◆ **Stated problem**
Without including any pictures, write out the listing below exactly.

◆ **Given information**

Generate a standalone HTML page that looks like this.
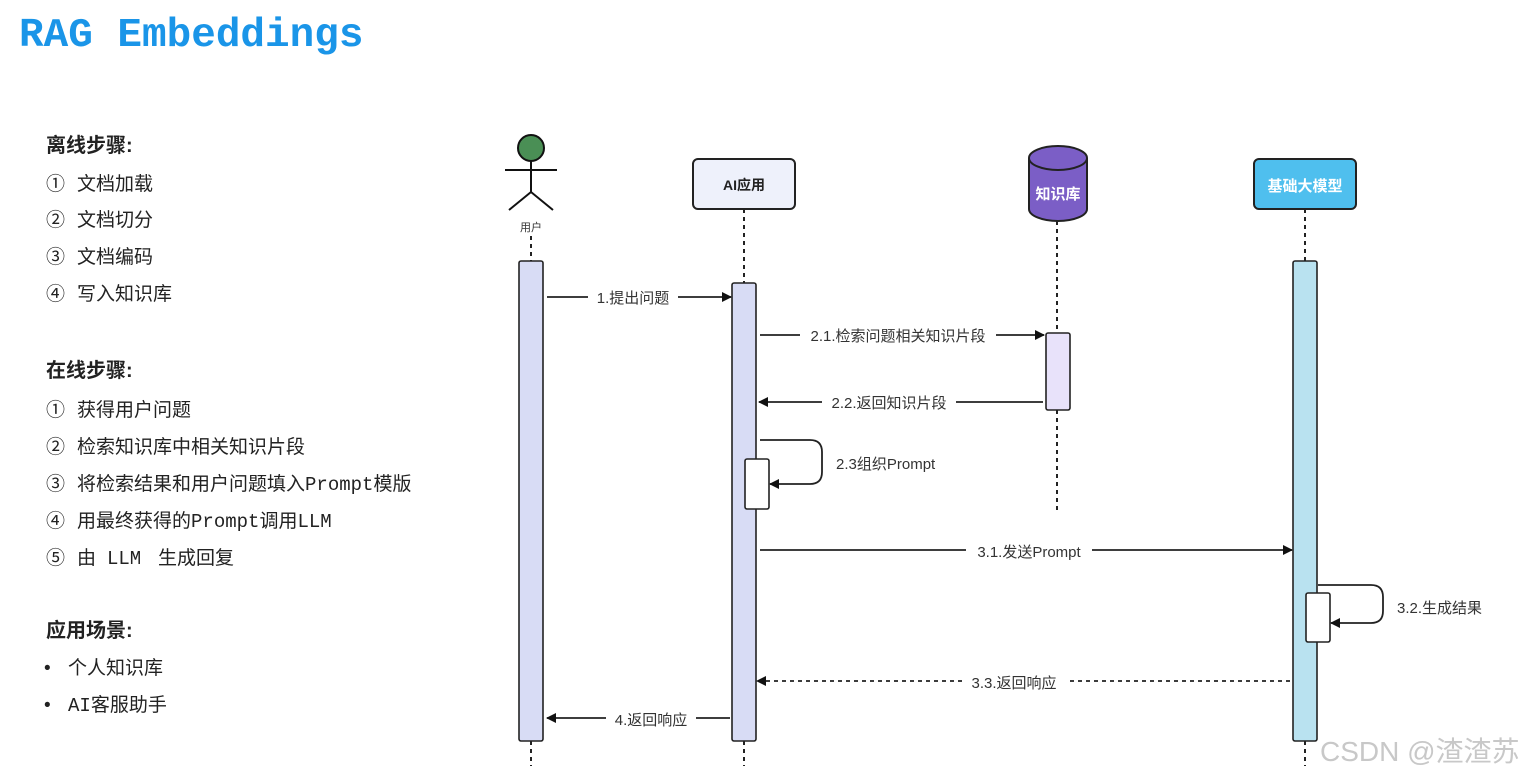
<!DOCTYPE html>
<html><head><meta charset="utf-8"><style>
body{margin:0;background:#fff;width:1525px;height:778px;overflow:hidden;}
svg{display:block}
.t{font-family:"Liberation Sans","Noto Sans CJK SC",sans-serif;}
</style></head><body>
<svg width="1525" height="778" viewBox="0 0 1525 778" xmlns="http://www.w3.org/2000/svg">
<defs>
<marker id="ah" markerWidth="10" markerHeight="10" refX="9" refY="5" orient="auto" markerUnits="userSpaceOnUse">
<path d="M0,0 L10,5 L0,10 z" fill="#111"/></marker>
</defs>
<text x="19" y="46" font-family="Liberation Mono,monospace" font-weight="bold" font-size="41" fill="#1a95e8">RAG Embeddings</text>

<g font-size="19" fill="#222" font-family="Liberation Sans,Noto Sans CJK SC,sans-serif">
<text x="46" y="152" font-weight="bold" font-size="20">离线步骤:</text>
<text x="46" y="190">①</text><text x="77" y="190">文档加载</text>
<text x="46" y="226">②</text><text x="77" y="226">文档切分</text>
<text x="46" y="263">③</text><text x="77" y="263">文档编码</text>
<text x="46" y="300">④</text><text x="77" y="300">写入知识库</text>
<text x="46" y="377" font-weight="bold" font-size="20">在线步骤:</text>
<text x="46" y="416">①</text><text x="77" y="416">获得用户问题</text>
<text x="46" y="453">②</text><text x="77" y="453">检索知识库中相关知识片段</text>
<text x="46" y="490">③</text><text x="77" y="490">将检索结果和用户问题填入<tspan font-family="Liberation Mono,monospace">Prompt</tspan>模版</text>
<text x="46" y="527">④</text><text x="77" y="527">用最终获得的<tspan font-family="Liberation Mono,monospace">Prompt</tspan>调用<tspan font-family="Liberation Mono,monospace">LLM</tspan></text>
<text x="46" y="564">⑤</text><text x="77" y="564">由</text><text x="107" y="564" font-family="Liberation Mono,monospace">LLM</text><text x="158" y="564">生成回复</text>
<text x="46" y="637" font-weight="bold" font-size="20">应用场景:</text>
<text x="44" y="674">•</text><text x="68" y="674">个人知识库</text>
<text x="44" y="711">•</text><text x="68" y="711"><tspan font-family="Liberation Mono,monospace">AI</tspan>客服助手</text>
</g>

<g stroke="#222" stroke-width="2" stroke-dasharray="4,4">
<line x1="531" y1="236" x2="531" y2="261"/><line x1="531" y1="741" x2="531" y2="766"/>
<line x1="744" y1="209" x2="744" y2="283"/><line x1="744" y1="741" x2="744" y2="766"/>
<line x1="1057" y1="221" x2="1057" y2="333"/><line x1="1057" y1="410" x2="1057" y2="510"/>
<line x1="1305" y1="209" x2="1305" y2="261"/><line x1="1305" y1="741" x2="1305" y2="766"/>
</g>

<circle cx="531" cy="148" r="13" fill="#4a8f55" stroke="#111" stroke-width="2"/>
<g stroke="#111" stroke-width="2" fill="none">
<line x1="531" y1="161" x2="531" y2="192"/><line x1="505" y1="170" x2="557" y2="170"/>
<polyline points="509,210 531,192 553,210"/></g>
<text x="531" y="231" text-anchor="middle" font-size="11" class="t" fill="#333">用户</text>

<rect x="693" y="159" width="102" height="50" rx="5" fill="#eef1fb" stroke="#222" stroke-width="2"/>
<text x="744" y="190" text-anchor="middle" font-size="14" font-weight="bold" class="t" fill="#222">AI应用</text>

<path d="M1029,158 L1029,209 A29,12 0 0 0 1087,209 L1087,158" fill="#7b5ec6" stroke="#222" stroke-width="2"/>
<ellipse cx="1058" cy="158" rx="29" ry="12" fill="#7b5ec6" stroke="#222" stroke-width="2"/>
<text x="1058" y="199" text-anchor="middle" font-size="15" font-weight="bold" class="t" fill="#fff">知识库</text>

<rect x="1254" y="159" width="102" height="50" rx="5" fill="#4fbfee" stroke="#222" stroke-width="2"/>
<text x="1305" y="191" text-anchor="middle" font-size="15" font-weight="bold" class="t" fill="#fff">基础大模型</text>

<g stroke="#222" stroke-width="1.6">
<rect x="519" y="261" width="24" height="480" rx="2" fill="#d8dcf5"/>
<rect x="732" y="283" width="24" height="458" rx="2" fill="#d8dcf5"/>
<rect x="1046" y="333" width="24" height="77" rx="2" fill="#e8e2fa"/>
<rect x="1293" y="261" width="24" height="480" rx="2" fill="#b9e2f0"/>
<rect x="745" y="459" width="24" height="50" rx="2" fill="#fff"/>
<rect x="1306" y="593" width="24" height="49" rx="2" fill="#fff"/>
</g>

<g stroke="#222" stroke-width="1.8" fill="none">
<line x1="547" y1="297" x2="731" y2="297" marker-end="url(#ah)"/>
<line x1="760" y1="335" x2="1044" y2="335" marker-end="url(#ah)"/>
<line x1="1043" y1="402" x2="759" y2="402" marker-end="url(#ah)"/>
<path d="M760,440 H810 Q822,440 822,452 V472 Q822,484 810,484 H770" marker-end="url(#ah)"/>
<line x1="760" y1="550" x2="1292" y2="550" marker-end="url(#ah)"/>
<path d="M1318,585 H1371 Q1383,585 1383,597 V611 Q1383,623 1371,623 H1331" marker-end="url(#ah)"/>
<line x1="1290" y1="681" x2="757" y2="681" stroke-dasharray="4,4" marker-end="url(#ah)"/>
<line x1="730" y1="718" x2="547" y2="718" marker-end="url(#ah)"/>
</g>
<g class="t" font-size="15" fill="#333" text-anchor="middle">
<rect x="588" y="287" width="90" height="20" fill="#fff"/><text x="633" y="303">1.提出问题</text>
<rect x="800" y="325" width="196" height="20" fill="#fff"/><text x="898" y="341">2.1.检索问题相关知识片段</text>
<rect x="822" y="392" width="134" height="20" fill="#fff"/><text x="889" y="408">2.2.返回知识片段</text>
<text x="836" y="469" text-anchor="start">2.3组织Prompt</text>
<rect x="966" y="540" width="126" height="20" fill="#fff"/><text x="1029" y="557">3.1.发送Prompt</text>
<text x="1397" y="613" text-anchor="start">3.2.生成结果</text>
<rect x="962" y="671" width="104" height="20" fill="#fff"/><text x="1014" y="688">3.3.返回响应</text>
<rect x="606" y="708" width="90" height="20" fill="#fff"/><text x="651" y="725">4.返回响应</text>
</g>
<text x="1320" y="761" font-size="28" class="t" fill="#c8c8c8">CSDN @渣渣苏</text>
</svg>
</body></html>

◆ **Exercise solution**
Generate a standalone HTML page that looks like this.
<!DOCTYPE html>
<html><head><meta charset="utf-8"><style>
body{margin:0;background:#fff;width:1525px;height:778px;overflow:hidden;}
svg{display:block}
.t{font-family:"Liberation Sans","Noto Sans CJK SC",sans-serif;}
</style></head><body>
<svg width="1525" height="778" viewBox="0 0 1525 778" xmlns="http://www.w3.org/2000/svg">
<defs>
<marker id="ah" markerWidth="10" markerHeight="10" refX="9" refY="5" orient="auto" markerUnits="userSpaceOnUse">
<path d="M0,0 L10,5 L0,10 z" fill="#111"/></marker>
</defs>
<text x="19" y="46" font-family="Liberation Mono,monospace" font-weight="bold" font-size="41" fill="#1a95e8">RAG Embeddings</text>

<g font-size="19" fill="#222" font-family="Liberation Sans,Noto Sans CJK SC,sans-serif">
<text x="46" y="152" font-weight="bold" font-size="20">离线步骤:</text>
<text x="46" y="190">①</text><text x="77" y="190">文档加载</text>
<text x="46" y="226">②</text><text x="77" y="226">文档切分</text>
<text x="46" y="263">③</text><text x="77" y="263">文档编码</text>
<text x="46" y="300">④</text><text x="77" y="300">写入知识库</text>
<text x="46" y="377" font-weight="bold" font-size="20">在线步骤:</text>
<text x="46" y="416">①</text><text x="77" y="416">获得用户问题</text>
<text x="46" y="453">②</text><text x="77" y="453">检索知识库中相关知识片段</text>
<text x="46" y="490">③</text><text x="77" y="490">将检索结果和用户问题填入<tspan font-family="Liberation Mono,monospace">Prompt</tspan>模版</text>
<text x="46" y="527">④</text><text x="77" y="527">用最终获得的<tspan font-family="Liberation Mono,monospace">Prompt</tspan>调用<tspan font-family="Liberation Mono,monospace">LLM</tspan></text>
<text x="46" y="564">⑤</text><text x="77" y="564">由</text><text x="107" y="564" font-family="Liberation Mono,monospace">LLM</text><text x="158" y="564">生成回复</text>
<text x="46" y="637" font-weight="bold" font-size="20">应用场景:</text>
<text x="44" y="674">•</text><text x="68" y="674">个人知识库</text>
<text x="44" y="711">•</text><text x="68" y="711"><tspan font-family="Liberation Mono,monospace">AI</tspan>客服助手</text>
</g>

<g stroke="#222" stroke-width="2" stroke-dasharray="4,4">
<line x1="531" y1="236" x2="531" y2="261"/><line x1="531" y1="741" x2="531" y2="766"/>
<line x1="744" y1="209" x2="744" y2="283"/><line x1="744" y1="741" x2="744" y2="766"/>
<line x1="1057" y1="221" x2="1057" y2="333"/><line x1="1057" y1="410" x2="1057" y2="510"/>
<line x1="1305" y1="209" x2="1305" y2="261"/><line x1="1305" y1="741" x2="1305" y2="766"/>
</g>

<circle cx="531" cy="148" r="13" fill="#4a8f55" stroke="#111" stroke-width="2"/>
<g stroke="#111" stroke-width="2" fill="none">
<line x1="531" y1="161" x2="531" y2="192"/><line x1="505" y1="170" x2="557" y2="170"/>
<polyline points="509,210 531,192 553,210"/></g>
<text x="531" y="231" text-anchor="middle" font-size="11" class="t" fill="#333">用户</text>

<rect x="693" y="159" width="102" height="50" rx="5" fill="#eef1fb" stroke="#222" stroke-width="2"/>
<text x="744" y="190" text-anchor="middle" font-size="14" font-weight="bold" class="t" fill="#222">AI应用</text>

<path d="M1029,158 L1029,209 A29,12 0 0 0 1087,209 L1087,158" fill="#7b5ec6" stroke="#222" stroke-width="2"/>
<ellipse cx="1058" cy="158" rx="29" ry="12" fill="#7b5ec6" stroke="#222" stroke-width="2"/>
<text x="1058" y="199" text-anchor="middle" font-size="15" font-weight="bold" class="t" fill="#fff">知识库</text>

<rect x="1254" y="159" width="102" height="50" rx="5" fill="#4fbfee" stroke="#222" stroke-width="2"/>
<text x="1305" y="191" text-anchor="middle" font-size="15" font-weight="bold" class="t" fill="#fff">基础大模型</text>

<g stroke="#222" stroke-width="1.6">
<rect x="519" y="261" width="24" height="480" rx="2" fill="#d8dcf5"/>
<rect x="732" y="283" width="24" height="458" rx="2" fill="#d8dcf5"/>
<rect x="1046" y="333" width="24" height="77" rx="2" fill="#e8e2fa"/>
<rect x="1293" y="261" width="24" height="480" rx="2" fill="#b9e2f0"/>
<rect x="745" y="459" width="24" height="50" rx="2" fill="#fff"/>
<rect x="1306" y="593" width="24" height="49" rx="2" fill="#fff"/>
</g>

<g stroke="#222" stroke-width="1.8" fill="none">
<line x1="547" y1="297" x2="731" y2="297" marker-end="url(#ah)"/>
<line x1="760" y1="335" x2="1044" y2="335" marker-end="url(#ah)"/>
<line x1="1043" y1="402" x2="759" y2="402" marker-end="url(#ah)"/>
<path d="M760,440 H810 Q822,440 822,452 V472 Q822,484 810,484 H770" marker-end="url(#ah)"/>
<line x1="760" y1="550" x2="1292" y2="550" marker-end="url(#ah)"/>
<path d="M1318,585 H1371 Q1383,585 1383,597 V611 Q1383,623 1371,623 H1331" marker-end="url(#ah)"/>
<line x1="1290" y1="681" x2="757" y2="681" stroke-dasharray="4,4" marker-end="url(#ah)"/>
<line x1="730" y1="718" x2="547" y2="718" marker-end="url(#ah)"/>
</g>
<g class="t" font-size="15" fill="#333" text-anchor="middle">
<rect x="588" y="287" width="90" height="20" fill="#fff"/><text x="633" y="303">1.提出问题</text>
<rect x="800" y="325" width="196" height="20" fill="#fff"/><text x="898" y="341">2.1.检索问题相关知识片段</text>
<rect x="822" y="392" width="134" height="20" fill="#fff"/><text x="889" y="408">2.2.返回知识片段</text>
<text x="836" y="469" text-anchor="start">2.3组织Prompt</text>
<rect x="966" y="540" width="126" height="20" fill="#fff"/><text x="1029" y="557">3.1.发送Prompt</text>
<text x="1397" y="613" text-anchor="start">3.2.生成结果</text>
<rect x="962" y="671" width="104" height="20" fill="#fff"/><text x="1014" y="688">3.3.返回响应</text>
<rect x="606" y="708" width="90" height="20" fill="#fff"/><text x="651" y="725">4.返回响应</text>
</g>
<text x="1320" y="761" font-size="28" class="t" fill="#c8c8c8">CSDN @渣渣苏</text>
</svg>
</body></html>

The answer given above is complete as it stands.